Visual SLAM (Simultaneous Localization and Mapping) is an important research area in robotics and computer vision. Over the past two decades, significant advancements have been made in SLAM research. Visual SLAM systems can be categorized into traditional SLAM systems [6, 7, 6, 8, 9, 10, 1, 2, 3] and learning-based SLAM systems [11, 12, 13]. During the evolution of traditional SLAM systems, PTAM [7] pioneers the separation of the SLAM task into tracking and mapping, achieving real-time performance. A significant milestone in the advancement of visual SLAM was ORB-SLAM [1], which employs an efficient feature-based approach to estimate camera trajectory and construct a 3D map.
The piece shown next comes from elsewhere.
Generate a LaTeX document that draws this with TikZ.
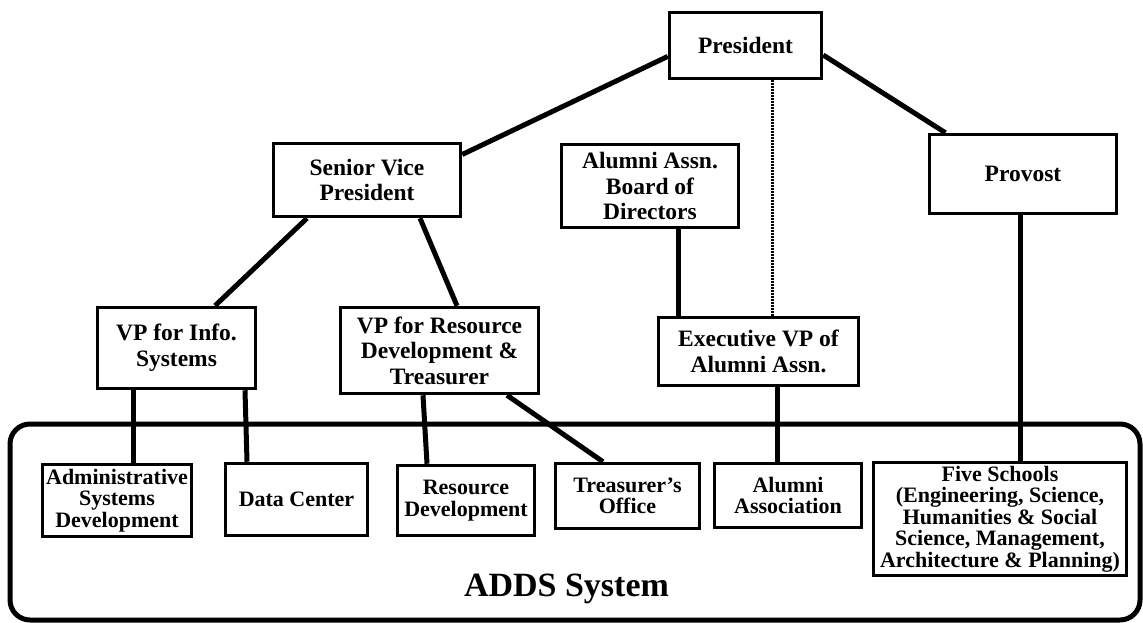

Traditional SLAM systems exhibit robustness to noise, allowing operation in diverse environments, scaling to large-scale environments, and handling of complex maps. However, they are limited to constructing sparse point-based maps while achieving accurate camera trajectory estimation. In recent years, a line of works proposes to replace a part of the traditional SLAM system as a learning-based module, e.g., employing convolutional neural networks to extract features [11, 12, 13]. These methods slow down the tracking process, while still facing the challenge of lacking a dense scene representation. In our work, we take advantage of the great tracking performance of traditional SLAM systems, using ORB-SLAM3 [3] to track the camera poses and perform loop closure for maintaining global consistency.

II-B Neural Implicit Scene Representation

Neural implicit representations have gained popularity in various applications, including 3D reconstruction [14, 15, 16, 17, 18, 19, 20], novel view synthesis [21, 22, 23] and 3D generative models [24, 25, 26]. In robotics, neural implicit representations have been used for object tracking and SLAM, enabling the construction of environment maps and estimation of robot or camera positions [5, 4, 27, 28, 29, 30, 31], which are closely related to our work. Among them, iMAP [5], NICE-SLAM [4], and ESLAM [28] achieve both tracking and mapping based on the neural representation. However, in large-scale scenes, these methods suffer from the absence of loop closure and global bundle adjustment (BA), resulting in reduced tracking accuracy, a lack of global consistency, and inadequate training speed to meet low latency requirements. While [30] and [31] enhance tracking accuracy by substituting neural tracking with a traditional method that incorporates loop closure, they fail to update the scene representation after loop closure, resulting in a lack of global consistency in their maps. In this paper, we also employ the traditional tracking module but enable low-latency map update after loop closure, as we represent the scene with multiple local maps. While [32, 33] also adopt the submap representation, they are offline systems. In contrast, we present a real-time SLAM system that consumes consecutive RGB-D frames and produces accurate poses and a global consistent map with low latency.

III System

Fig.2 provides an overview of our system. In this section, we introduce our system from the following aspects: tracking and mapping module (III-A), dynamic local mapping (III-B), loop closing (III-C), and uncertainty-based image rendering (III-D).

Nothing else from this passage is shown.